*What to do*.
Write out the listing, please, but only from its first line through the line containing "const days = [0, 7, 14, 28, 42, 56];", exactly as given and without pictures.
___
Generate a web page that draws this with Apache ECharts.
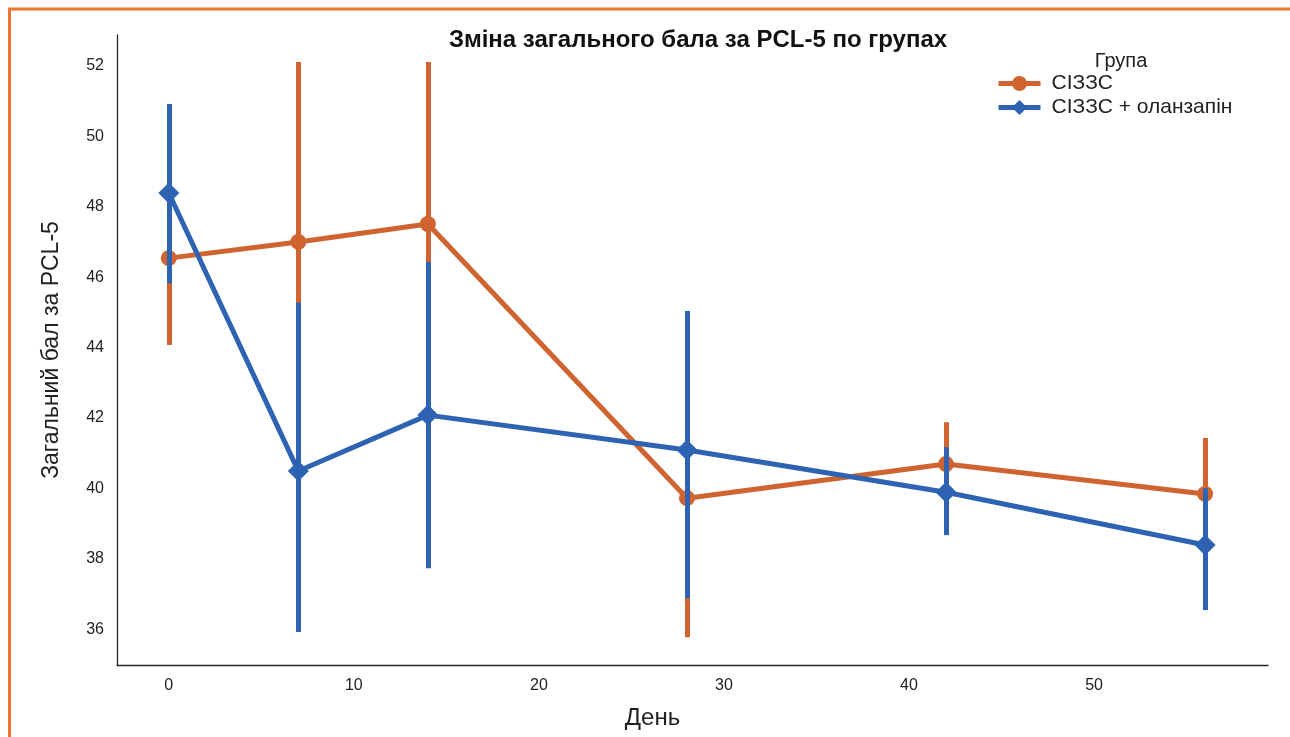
<!DOCTYPE html>
<html>
<head>
<meta charset="utf-8">
<title>Зміна загального бала за PCL-5 по групах</title>
<script src="https://cdn.jsdelivr.net/npm/echarts@6/dist/echarts.min.js"></script>
<style>
  html, body { margin: 0; padding: 0; background: #ffffff; }
  #chart { width: 1290px; height: 737px; }
</style>
</head>
<body>
<div id="chart"></div>
<script>
// Days of observation
const days = [0, 7, 14, 28, 42, 56];

// СІЗЗС group: mean and 95% CI bounds
const ssriMean = [46.54, 47.0, 47.51, 39.72, 40.69, 39.84];
const ssriLow  = [44.07, 41.89, 42.9, 35.77, 39.5, 38.25];
const ssriHigh = [49.0, 52.11, 52.11, 43.67, 41.88, 41.43];

// СІЗЗС + оланзапін group: mean and 95% CI bounds
const olzMean = [48.39, 40.49, 42.08, 41.09, 39.89, 38.39];
const olzLow  = [45.83, 35.92, 37.73, 36.88, 38.67, 36.54];
const olzHigh = [50.92, 45.27, 46.43, 45.04, 41.17, 40.0];

const groupNames = ['СІЗЗС', 'СІЗЗС + оланзапін'];
const colors = ['#cf6431', '#2e62b2'];

const FONT = 'Liberation Sans, Arial, sans-serif';

function meanData(means) {
  return days.map((d, i) => [d, means[i]]);
}
function ciData(lows, highs) {
  return days.map((d, i) => [d, lows[i], highs[i]]);
}
// Vertical confidence-interval bar for each day (snapped to the pixel grid)
function ciRenderer(color) {
  return function (params, api) {
    const x = api.value(0);
    const lo = api.coord([x, api.value(1)]);
    const hi = api.coord([x, api.value(2)]);
    const px = Math.round(lo[0]) + 0.5;
    return {
      type: 'line',
      shape: { x1: px, y1: lo[1], x2: px, y2: hi[1] },
      style: { stroke: color, lineWidth: 5, lineCap: 'butt' }
    };
  };
}

const chart = echarts.init(document.getElementById('chart'), null, { renderer: 'canvas' });

chart.setOption({
  backgroundColor: '#ffffff',
  animation: false,
  title: [
    {
      text: 'Зміна загального бала за PCL-5 по групах',
      left: 693,
      textAlign: 'center',
      top: 23,
      textStyle: { fontFamily: FONT, fontSize: 24, fontWeight: 'bold', color: '#111' }
    },
    {
      text: 'Група',
      left: 1116,
      textAlign: 'center',
      top: 46,
      textStyle: { fontFamily: FONT, fontSize: 20, fontWeight: 'normal', color: '#222' }
    }
  ],
  legend: {
    data: groupNames,
    orient: 'vertical',
    left: 991,
    top: 68,
    itemWidth: 42,
    itemHeight: 19,
    itemGap: 3,
    lineStyle: { width: 5 },
    textStyle: { fontFamily: FONT, fontSize: 21, color: '#222', padding: [0, 0, 0, 6] }
  },
  grid: { left: 117, right: 22, top: 35, bottom: 72 },
  xAxis: {
    type: 'value',
    min: -2.8,
    max: 59.4,
    minInterval: 10,
    maxInterval: 10,
    name: 'День',
    nameLocation: 'middle',
    nameGap: 41,
    nameTextStyle: { fontFamily: FONT, fontSize: 24, color: '#222', padding: [0, 80, 0, 0] },
    axisLine: { show: true, onZero: false, lineStyle: { color: '#262626', width: 1.3 } },
    axisTick: { show: false },
    splitLine: { show: false },
    axisLabel: {
      fontFamily: FONT, fontSize: 16, color: '#222', margin: 13,
      formatter: v => (Math.abs(v % 10) < 1e-9 ? String(v) : '')
    }
  },
  yAxis: {
    type: 'value',
    min: 34.98,
    max: 52.88,
    minInterval: 2,
    maxInterval: 2,
    name: 'Загальний бал за PCL-5',
    nameLocation: 'middle',
    nameGap: 54,
    nameTextStyle: { fontFamily: FONT, fontSize: 23, color: '#222' },
    axisLine: { show: true, onZero: false, lineStyle: { color: '#262626', width: 1.3 } },
    axisTick: { show: false },
    splitLine: { show: false },
    axisLabel: {
      fontFamily: FONT, fontSize: 16, color: '#222', margin: 13,
      formatter: v => (Math.abs(v % 2) < 1e-9 ? String(v) : '')
    }
  },
  series: [
    {
      name: 'ci-ssri',
      type: 'custom',
      z: 2,
      renderItem: ciRenderer(colors[0]),
      encode: { x: 0, y: [1, 2] },
      data: ciData(ssriLow, ssriHigh)
    },
    {
      name: groupNames[0],
      type: 'line',
      z: 3,
      data: meanData(ssriMean),
      symbol: 'circle',
      symbolSize: 16,
      lineStyle: { color: colors[0], width: 5 },
      itemStyle: { color: colors[0] }
    },
    {
      name: 'ci-olz',
      type: 'custom',
      z: 4,
      renderItem: ciRenderer(colors[1]),
      encode: { x: 0, y: [1, 2] },
      data: ciData(olzLow, olzHigh)
    },
    {
      name: groupNames[1],
      type: 'line',
      z: 5,
      data: meanData(olzMean),
      symbol: 'diamond',
      symbolSize: 21,
      lineStyle: { color: colors[1], width: 5 },
      itemStyle: { color: colors[1] }
    }
  ],
  graphic: [
    {
      type: 'line',
      silent: true,
      shape: { x1: 8, y1: 9, x2: 1290, y2: 9 },
      style: { stroke: '#f07432', lineWidth: 3 }
    },
    {
      type: 'line',
      silent: true,
      shape: { x1: 9.5, y1: 8, x2: 9.5, y2: 737 },
      style: { stroke: '#f07432', lineWidth: 3 }
    }
  ]
});
</script>
</body>
</html>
___
*Solved exercise*.
Generate a web page that draws this with Apache ECharts.
<!DOCTYPE html>
<html>
<head>
<meta charset="utf-8">
<title>Зміна загального бала за PCL-5 по групах</title>
<script src="https://cdn.jsdelivr.net/npm/echarts@6/dist/echarts.min.js"></script>
<style>
  html, body { margin: 0; padding: 0; background: #ffffff; }
  #chart { width: 1290px; height: 737px; }
</style>
</head>
<body>
<div id="chart"></div>
<script>
// Days of observation
const days = [0, 7, 14, 28, 42, 56];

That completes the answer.